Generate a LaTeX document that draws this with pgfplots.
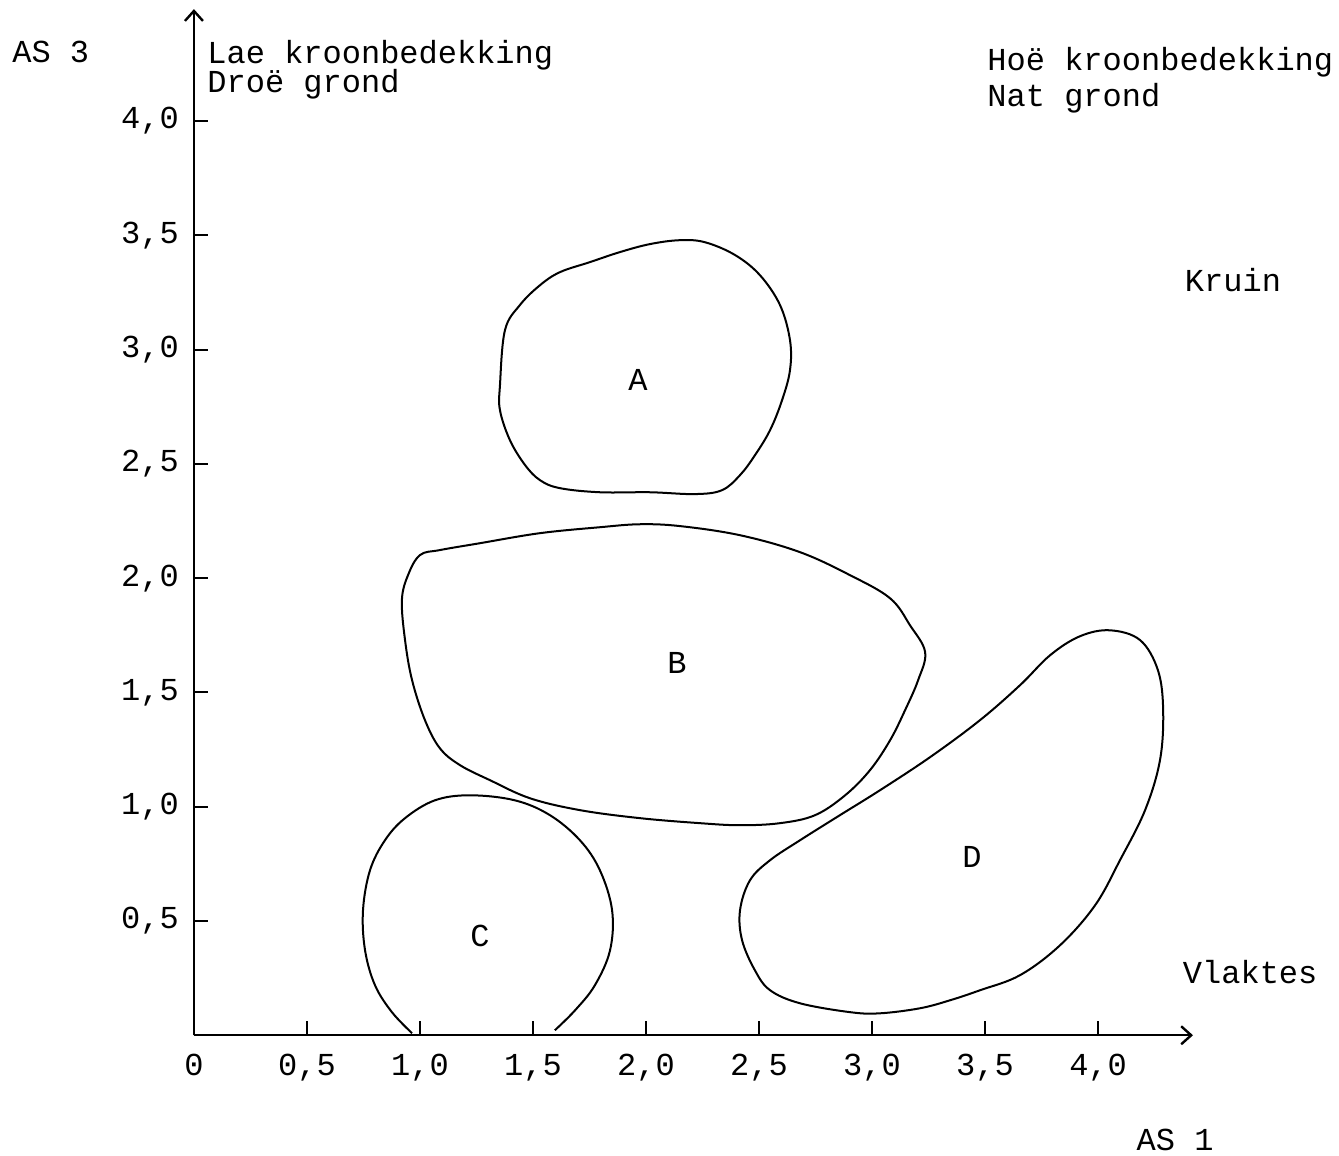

────────────────

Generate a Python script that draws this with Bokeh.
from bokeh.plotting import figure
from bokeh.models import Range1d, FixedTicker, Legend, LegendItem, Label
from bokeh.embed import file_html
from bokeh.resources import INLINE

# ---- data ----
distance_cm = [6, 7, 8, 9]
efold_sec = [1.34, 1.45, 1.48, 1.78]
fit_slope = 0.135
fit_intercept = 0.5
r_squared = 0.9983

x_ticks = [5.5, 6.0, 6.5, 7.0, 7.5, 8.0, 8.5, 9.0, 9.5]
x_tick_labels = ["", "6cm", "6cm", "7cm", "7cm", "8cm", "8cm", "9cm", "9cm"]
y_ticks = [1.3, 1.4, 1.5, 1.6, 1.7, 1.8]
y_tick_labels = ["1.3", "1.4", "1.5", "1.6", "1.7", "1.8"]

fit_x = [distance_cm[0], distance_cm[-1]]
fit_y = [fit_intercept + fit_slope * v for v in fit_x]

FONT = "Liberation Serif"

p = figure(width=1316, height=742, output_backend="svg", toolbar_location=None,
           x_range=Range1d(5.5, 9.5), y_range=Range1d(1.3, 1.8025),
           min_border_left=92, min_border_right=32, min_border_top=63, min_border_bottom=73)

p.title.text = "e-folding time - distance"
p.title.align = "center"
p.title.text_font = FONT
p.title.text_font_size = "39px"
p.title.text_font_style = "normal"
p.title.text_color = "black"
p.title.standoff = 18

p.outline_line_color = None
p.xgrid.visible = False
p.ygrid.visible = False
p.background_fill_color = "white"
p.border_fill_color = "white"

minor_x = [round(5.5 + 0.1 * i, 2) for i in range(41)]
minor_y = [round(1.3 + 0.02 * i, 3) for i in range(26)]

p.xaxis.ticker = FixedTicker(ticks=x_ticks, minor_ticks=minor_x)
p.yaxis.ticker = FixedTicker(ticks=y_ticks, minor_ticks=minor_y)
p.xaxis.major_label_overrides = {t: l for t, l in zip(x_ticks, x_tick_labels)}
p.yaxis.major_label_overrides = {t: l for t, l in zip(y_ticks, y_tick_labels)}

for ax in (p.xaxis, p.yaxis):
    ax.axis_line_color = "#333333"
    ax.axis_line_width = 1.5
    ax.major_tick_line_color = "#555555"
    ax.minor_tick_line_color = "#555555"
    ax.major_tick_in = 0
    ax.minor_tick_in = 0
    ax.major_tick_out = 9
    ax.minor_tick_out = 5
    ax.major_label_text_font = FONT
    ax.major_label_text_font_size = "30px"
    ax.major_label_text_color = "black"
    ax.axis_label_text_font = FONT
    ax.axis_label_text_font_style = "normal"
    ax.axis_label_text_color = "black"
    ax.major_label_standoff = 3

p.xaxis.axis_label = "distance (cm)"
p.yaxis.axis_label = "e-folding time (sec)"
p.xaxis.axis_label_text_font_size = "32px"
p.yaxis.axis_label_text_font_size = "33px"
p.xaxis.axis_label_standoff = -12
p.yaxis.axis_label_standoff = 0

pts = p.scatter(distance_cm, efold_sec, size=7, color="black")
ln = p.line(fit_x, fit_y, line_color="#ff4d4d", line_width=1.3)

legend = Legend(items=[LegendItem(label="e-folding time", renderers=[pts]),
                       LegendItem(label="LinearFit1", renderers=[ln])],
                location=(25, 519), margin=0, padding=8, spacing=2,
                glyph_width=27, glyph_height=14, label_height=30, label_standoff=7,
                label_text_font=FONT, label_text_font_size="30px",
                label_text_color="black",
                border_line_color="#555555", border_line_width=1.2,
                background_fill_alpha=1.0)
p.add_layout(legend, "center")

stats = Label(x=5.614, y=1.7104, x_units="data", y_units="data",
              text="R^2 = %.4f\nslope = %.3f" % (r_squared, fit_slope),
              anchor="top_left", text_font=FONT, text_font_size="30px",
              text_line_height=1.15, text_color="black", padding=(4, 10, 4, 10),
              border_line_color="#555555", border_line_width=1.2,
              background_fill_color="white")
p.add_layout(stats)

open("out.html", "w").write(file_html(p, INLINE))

────────────────

## Written exercise
Extract, word for word, every line beginning with the one that holds "Generate a Python" and concluding with the one that holds "r_squared = 0.9983". Include both of those lines.

## Written solution
Generate a Python script that draws this with Bokeh.
from bokeh.plotting import figure
from bokeh.models import Range1d, FixedTicker, Legend, LegendItem, Label
from bokeh.embed import file_html
from bokeh.resources import INLINE

# ---- data ----
distance_cm = [6, 7, 8, 9]
efold_sec = [1.34, 1.45, 1.48, 1.78]
fit_slope = 0.135
fit_intercept = 0.5
r_squared = 0.9983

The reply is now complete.